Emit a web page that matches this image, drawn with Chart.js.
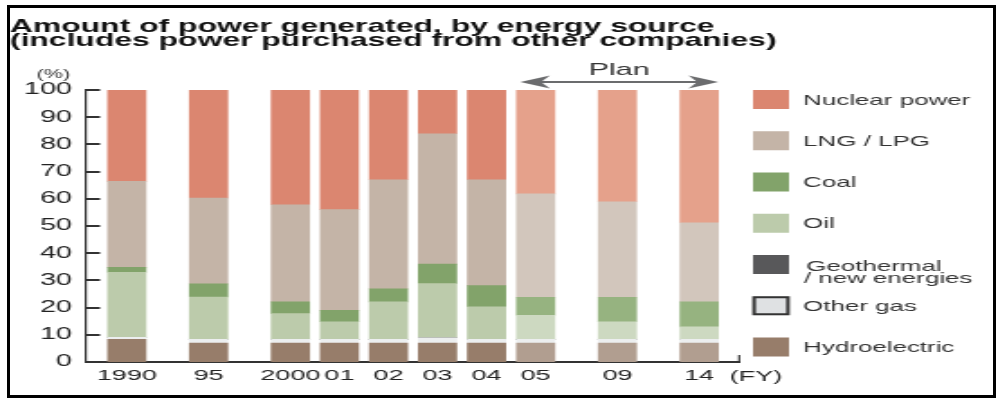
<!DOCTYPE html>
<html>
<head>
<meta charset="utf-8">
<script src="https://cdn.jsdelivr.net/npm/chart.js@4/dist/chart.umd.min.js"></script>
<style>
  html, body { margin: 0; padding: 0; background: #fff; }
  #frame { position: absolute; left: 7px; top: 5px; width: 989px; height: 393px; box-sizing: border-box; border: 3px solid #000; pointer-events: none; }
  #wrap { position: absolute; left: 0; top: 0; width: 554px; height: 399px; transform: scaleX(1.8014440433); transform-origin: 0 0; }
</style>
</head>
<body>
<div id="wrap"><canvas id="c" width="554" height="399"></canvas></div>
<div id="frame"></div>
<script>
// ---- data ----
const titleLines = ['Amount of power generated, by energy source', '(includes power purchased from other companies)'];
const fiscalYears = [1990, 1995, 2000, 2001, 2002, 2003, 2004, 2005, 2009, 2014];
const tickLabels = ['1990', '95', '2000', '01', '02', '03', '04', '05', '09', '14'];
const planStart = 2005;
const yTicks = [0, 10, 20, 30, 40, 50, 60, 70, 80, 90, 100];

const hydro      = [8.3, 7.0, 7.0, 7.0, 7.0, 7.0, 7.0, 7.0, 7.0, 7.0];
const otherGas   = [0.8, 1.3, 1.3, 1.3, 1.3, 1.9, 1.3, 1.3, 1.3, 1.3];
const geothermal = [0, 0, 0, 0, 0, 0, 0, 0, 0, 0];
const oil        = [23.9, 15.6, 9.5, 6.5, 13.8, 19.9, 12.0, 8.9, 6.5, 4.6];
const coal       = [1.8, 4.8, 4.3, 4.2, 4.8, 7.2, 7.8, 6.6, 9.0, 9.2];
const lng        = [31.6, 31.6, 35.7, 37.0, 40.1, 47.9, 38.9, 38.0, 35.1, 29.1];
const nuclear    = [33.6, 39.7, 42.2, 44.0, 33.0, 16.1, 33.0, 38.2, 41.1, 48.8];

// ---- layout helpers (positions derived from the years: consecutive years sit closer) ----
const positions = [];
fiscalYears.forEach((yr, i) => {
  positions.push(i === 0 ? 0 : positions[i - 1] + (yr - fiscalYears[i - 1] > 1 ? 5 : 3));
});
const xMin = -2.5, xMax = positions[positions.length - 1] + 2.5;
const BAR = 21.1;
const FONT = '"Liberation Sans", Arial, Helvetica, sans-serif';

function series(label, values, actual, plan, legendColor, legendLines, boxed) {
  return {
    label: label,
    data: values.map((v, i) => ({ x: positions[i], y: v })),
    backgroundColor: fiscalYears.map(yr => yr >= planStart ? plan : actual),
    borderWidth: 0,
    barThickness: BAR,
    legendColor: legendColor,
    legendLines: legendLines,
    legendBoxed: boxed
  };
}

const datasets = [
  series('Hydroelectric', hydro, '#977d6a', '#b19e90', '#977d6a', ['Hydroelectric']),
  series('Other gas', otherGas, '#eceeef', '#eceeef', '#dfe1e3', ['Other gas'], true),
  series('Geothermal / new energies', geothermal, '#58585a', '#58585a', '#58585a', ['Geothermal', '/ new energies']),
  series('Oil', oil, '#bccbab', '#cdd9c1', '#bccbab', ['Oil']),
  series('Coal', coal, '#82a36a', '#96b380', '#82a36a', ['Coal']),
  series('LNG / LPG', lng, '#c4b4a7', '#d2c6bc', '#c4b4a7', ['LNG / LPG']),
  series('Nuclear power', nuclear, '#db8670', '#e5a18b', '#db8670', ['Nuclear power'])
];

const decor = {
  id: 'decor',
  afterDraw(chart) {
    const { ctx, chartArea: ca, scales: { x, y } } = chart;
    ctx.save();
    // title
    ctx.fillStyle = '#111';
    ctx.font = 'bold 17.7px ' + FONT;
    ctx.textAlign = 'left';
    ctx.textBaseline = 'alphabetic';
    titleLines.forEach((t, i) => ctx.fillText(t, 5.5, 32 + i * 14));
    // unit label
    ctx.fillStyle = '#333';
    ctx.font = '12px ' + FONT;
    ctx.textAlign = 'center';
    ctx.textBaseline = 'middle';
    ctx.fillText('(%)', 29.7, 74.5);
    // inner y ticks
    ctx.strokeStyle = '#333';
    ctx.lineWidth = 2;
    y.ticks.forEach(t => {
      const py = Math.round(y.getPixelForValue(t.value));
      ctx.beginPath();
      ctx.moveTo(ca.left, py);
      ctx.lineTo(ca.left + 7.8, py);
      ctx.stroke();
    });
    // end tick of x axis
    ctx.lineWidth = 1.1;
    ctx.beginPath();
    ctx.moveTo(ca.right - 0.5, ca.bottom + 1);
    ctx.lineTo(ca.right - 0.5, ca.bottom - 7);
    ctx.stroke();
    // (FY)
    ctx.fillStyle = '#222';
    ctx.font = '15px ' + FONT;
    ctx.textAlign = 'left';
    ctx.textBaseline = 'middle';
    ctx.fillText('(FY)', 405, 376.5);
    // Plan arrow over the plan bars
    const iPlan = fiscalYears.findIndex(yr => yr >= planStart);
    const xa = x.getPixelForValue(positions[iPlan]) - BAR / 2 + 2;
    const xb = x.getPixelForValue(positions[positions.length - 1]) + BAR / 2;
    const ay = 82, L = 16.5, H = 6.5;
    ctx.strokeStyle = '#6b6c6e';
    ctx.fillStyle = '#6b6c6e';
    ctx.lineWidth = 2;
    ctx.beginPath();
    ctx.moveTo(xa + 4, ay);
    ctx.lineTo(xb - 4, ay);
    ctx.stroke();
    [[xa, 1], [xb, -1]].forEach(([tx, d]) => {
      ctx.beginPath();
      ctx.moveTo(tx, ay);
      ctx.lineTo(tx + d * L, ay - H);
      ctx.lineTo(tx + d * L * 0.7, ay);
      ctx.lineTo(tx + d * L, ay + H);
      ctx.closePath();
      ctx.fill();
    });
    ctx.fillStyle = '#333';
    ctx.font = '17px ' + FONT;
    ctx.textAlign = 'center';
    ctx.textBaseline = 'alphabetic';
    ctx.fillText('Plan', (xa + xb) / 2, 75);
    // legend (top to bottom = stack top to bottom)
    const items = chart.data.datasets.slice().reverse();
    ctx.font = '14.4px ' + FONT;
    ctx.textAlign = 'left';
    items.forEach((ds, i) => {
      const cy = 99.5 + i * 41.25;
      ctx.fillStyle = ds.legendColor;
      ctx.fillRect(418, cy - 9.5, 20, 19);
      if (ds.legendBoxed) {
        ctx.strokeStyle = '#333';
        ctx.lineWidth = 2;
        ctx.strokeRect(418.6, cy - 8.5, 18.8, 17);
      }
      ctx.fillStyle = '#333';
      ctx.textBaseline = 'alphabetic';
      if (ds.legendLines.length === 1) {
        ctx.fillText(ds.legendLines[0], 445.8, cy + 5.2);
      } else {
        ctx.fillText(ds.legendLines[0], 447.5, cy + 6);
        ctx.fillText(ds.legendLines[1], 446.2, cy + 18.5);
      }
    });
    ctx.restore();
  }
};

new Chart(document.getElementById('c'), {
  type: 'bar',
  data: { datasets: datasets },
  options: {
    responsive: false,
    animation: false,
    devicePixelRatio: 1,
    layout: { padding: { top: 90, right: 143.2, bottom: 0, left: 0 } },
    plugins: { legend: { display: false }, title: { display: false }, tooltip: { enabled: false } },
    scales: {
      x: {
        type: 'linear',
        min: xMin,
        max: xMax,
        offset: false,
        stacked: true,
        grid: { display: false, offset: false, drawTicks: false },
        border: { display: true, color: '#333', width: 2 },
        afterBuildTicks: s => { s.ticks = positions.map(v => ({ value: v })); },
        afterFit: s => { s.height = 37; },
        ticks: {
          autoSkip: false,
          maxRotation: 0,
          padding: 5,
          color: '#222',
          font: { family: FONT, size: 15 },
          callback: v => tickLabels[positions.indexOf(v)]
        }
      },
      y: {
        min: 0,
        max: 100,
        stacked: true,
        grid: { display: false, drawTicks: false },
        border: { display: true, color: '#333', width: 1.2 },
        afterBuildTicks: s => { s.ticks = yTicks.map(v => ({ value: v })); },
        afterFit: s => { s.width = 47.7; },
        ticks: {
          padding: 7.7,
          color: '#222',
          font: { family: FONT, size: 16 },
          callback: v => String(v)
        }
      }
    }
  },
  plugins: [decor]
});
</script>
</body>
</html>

...

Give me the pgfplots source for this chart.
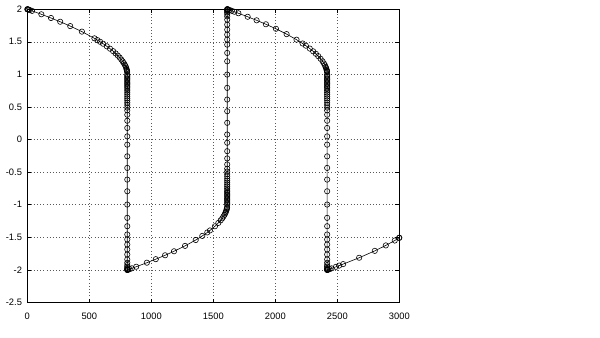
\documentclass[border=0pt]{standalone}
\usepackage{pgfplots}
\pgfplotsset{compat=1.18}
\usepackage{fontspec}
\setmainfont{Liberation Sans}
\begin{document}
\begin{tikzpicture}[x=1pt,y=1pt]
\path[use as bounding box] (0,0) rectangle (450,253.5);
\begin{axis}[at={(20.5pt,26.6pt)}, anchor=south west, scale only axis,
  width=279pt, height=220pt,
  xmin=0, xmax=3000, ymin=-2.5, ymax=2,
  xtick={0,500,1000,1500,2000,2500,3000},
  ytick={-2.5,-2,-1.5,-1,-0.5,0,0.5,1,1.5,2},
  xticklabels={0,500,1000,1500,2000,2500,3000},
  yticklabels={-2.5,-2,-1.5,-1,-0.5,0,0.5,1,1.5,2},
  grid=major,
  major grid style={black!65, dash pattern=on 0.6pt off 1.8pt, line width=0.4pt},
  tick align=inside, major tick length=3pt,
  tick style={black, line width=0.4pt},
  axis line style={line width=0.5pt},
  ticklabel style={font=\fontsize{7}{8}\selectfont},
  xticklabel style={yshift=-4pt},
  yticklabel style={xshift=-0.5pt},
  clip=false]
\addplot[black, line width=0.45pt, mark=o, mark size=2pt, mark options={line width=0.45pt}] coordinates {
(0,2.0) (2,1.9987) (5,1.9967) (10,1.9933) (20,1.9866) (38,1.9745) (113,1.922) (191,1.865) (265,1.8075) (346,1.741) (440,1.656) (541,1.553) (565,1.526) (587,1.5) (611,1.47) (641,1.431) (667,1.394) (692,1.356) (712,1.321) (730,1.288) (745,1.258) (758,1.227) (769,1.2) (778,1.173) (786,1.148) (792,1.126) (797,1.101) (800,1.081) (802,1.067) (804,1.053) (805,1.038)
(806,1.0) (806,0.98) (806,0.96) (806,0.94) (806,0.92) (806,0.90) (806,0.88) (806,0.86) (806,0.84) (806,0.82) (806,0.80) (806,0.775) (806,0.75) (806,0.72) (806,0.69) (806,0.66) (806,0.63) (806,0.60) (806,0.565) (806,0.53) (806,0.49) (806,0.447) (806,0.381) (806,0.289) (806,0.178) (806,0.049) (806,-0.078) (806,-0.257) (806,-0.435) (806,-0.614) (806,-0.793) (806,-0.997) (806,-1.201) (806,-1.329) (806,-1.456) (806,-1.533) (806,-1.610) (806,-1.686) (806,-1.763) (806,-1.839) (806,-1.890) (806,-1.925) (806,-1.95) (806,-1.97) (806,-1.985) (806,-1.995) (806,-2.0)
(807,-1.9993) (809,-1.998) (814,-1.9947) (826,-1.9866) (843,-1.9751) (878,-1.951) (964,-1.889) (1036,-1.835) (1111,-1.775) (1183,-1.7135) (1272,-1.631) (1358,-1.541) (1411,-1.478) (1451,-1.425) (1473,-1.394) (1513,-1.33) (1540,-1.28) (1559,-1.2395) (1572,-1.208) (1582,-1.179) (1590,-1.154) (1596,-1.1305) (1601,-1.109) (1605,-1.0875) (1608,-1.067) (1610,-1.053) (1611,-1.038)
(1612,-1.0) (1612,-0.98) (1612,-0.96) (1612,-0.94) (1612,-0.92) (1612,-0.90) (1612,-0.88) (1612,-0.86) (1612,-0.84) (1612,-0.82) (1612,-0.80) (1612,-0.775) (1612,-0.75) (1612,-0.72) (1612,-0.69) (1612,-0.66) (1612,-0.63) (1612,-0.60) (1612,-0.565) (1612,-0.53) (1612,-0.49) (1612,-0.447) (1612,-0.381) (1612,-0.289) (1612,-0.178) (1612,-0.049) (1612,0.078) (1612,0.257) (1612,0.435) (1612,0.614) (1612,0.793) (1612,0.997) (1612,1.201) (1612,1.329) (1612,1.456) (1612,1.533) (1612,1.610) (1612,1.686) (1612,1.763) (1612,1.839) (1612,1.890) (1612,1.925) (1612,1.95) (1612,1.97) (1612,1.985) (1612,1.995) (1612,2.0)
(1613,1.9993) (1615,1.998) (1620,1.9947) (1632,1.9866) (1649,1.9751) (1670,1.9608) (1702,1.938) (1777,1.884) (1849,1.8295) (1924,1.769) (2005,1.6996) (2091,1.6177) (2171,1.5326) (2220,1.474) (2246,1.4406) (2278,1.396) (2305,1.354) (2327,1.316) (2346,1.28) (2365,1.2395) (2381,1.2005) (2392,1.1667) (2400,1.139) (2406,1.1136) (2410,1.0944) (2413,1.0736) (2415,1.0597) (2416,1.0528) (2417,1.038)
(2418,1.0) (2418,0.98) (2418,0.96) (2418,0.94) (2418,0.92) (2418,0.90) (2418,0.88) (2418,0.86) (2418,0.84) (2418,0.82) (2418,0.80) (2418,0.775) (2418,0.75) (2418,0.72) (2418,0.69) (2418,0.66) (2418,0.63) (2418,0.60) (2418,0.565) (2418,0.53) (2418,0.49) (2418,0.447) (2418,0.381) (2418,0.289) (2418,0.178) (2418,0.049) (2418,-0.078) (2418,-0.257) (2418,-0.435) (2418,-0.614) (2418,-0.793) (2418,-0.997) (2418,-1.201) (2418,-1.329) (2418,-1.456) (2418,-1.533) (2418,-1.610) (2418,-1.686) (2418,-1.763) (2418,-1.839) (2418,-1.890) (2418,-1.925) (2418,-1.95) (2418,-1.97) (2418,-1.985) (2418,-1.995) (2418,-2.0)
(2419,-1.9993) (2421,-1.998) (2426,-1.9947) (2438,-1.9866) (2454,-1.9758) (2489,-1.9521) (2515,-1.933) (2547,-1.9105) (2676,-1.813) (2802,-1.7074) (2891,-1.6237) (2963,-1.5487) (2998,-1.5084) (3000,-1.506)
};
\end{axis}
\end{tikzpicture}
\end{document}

---

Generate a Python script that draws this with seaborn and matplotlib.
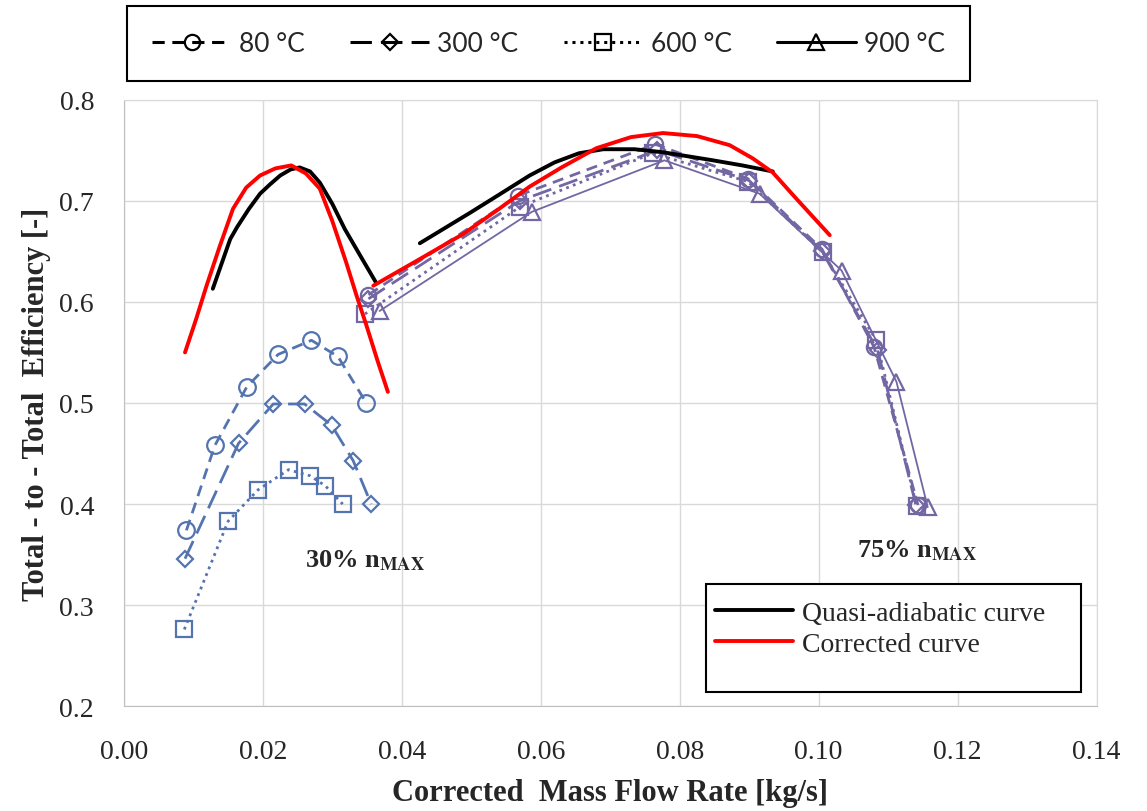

## Objective
Within the listing above, find every line containing the string "this" and return it.

## Output below
Emit a web page that matches this image, drawn with Chart.js.
Give me the pgfplots source for this chart.
Generate a Python script that draws this with seaborn and matplotlib.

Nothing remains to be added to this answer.